**Supplied material**
########################################
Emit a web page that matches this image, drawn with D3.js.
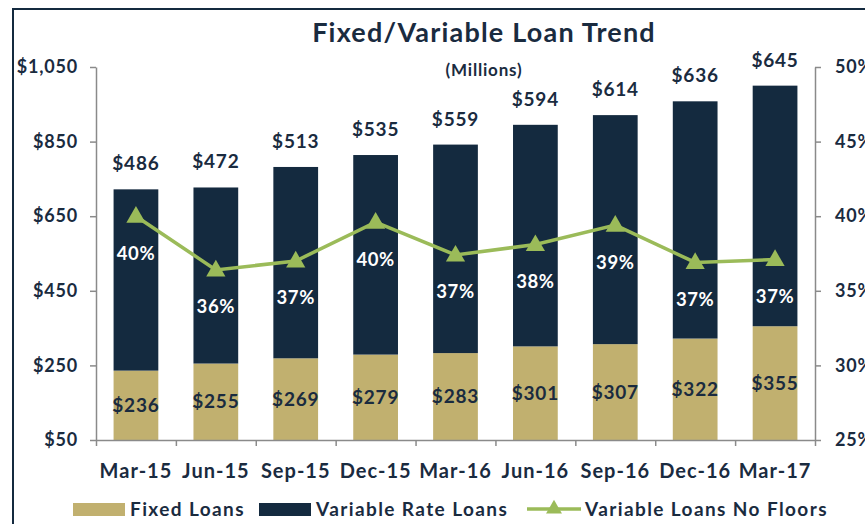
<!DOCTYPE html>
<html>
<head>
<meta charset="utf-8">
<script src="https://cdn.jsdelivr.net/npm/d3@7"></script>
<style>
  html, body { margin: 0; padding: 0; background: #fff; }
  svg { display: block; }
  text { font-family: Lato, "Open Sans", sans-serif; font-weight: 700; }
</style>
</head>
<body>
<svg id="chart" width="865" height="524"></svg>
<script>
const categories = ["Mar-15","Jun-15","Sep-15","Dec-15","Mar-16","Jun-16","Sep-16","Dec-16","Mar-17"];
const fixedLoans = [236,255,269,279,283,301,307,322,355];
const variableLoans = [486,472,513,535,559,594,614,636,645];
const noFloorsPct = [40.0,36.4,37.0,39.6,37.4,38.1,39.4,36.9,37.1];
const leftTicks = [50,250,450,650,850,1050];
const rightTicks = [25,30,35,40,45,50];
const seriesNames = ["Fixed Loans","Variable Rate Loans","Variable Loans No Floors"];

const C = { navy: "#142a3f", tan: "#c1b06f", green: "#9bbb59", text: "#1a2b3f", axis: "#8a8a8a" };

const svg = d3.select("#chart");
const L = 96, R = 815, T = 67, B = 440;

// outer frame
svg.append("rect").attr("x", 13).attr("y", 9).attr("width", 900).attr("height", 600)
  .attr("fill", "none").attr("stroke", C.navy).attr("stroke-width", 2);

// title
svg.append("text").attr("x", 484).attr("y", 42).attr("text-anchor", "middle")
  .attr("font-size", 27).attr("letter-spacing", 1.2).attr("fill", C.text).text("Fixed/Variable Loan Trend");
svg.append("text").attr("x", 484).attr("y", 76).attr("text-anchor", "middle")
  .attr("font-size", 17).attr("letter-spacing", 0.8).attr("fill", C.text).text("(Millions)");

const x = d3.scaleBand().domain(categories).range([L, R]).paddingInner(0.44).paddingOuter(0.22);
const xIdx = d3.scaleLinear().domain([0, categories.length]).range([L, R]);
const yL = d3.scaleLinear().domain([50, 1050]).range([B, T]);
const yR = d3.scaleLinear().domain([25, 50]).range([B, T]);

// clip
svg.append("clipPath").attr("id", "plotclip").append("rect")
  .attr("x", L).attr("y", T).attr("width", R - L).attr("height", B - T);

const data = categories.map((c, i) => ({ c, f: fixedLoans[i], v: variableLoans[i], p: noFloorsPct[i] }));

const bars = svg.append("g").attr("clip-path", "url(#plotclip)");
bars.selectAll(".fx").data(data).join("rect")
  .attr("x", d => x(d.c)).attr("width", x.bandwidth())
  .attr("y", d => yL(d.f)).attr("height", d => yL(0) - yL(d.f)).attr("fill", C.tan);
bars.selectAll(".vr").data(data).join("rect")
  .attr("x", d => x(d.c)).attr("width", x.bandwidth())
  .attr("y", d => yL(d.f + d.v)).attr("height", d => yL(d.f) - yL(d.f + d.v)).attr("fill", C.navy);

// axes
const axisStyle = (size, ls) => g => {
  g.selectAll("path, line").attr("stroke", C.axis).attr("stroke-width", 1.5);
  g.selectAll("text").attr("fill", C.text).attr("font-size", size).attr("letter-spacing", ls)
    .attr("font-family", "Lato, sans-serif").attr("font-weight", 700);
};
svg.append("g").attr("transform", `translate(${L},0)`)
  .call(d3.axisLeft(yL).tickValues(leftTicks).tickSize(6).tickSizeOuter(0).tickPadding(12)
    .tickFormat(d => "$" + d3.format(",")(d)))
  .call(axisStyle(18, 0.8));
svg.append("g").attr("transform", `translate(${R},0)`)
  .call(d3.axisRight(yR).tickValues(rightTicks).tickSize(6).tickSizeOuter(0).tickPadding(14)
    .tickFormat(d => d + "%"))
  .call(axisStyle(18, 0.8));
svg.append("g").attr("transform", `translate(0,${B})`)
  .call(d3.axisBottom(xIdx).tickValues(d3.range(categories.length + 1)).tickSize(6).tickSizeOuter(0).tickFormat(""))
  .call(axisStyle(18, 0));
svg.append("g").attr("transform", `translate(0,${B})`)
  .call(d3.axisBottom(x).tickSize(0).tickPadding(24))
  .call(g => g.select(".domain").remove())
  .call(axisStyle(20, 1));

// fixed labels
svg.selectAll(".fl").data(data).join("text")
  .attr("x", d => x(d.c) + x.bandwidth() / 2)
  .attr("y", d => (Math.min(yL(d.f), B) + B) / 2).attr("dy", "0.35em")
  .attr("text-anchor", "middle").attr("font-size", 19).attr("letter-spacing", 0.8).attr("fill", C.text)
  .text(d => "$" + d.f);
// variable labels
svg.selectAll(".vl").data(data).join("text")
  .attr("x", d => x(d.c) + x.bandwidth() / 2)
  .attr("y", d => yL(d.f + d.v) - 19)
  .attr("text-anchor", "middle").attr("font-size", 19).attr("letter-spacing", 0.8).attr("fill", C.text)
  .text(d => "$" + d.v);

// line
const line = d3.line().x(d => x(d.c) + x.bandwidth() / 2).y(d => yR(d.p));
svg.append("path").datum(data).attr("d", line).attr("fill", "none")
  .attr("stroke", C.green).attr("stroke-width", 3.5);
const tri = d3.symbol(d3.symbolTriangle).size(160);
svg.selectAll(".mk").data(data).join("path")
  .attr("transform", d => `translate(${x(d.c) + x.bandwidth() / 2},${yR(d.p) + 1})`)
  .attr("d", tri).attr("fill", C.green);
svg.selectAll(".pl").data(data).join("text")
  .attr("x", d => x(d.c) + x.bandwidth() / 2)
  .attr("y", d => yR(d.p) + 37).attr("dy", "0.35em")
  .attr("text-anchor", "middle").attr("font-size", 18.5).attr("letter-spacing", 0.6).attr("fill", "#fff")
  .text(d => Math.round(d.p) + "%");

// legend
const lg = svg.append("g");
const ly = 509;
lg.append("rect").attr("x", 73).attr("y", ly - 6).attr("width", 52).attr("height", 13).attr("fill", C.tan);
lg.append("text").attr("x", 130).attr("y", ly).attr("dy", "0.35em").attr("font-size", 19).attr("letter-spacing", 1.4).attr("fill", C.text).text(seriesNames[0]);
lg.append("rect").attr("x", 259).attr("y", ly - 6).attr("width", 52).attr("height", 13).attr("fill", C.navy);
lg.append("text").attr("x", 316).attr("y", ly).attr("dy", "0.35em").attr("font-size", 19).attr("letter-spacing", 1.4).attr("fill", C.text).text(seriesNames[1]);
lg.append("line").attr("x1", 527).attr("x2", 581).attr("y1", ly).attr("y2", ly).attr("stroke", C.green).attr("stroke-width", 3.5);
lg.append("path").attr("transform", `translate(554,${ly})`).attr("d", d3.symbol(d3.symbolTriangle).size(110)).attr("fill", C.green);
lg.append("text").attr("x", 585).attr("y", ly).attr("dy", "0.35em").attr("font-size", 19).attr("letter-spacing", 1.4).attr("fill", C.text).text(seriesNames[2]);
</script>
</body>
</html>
########################################
**What you will do**
Pictures are excluded; extract exactly the lines from the start of the data through the line that holds "const data = categories.map((c, i)", both ends included.

**Task output**
Emit a web page that matches this image, drawn with D3.js.
<!DOCTYPE html>
<html>
<head>
<meta charset="utf-8">
<script src="https://cdn.jsdelivr.net/npm/d3@7"></script>
<style>
  html, body { margin: 0; padding: 0; background: #fff; }
  svg { display: block; }
  text { font-family: Lato, "Open Sans", sans-serif; font-weight: 700; }
</style>
</head>
<body>
<svg id="chart" width="865" height="524"></svg>
<script>
const categories = ["Mar-15","Jun-15","Sep-15","Dec-15","Mar-16","Jun-16","Sep-16","Dec-16","Mar-17"];
const fixedLoans = [236,255,269,279,283,301,307,322,355];
const variableLoans = [486,472,513,535,559,594,614,636,645];
const noFloorsPct = [40.0,36.4,37.0,39.6,37.4,38.1,39.4,36.9,37.1];
const leftTicks = [50,250,450,650,850,1050];
const rightTicks = [25,30,35,40,45,50];
const seriesNames = ["Fixed Loans","Variable Rate Loans","Variable Loans No Floors"];

const C = { navy: "#142a3f", tan: "#c1b06f", green: "#9bbb59", text: "#1a2b3f", axis: "#8a8a8a" };

const svg = d3.select("#chart");
const L = 96, R = 815, T = 67, B = 440;

// outer frame
svg.append("rect").attr("x", 13).attr("y", 9).attr("width", 900).attr("height", 600)
  .attr("fill", "none").attr("stroke", C.navy).attr("stroke-width", 2);

// title
svg.append("text").attr("x", 484).attr("y", 42).attr("text-anchor", "middle")
  .attr("font-size", 27).attr("letter-spacing", 1.2).attr("fill", C.text).text("Fixed/Variable Loan Trend");
svg.append("text").attr("x", 484).attr("y", 76).attr("text-anchor", "middle")
  .attr("font-size", 17).attr("letter-spacing", 0.8).attr("fill", C.text).text("(Millions)");

const x = d3.scaleBand().domain(categories).range([L, R]).paddingInner(0.44).paddingOuter(0.22);
const xIdx = d3.scaleLinear().domain([0, categories.length]).range([L, R]);
const yL = d3.scaleLinear().domain([50, 1050]).range([B, T]);
const yR = d3.scaleLinear().domain([25, 50]).range([B, T]);

// clip
svg.append("clipPath").attr("id", "plotclip").append("rect")
  .attr("x", L).attr("y", T).attr("width", R - L).attr("height", B - T);

const data = categories.map((c, i) => ({ c, f: fixedLoans[i], v: variableLoans[i], p: noFloorsPct[i] }));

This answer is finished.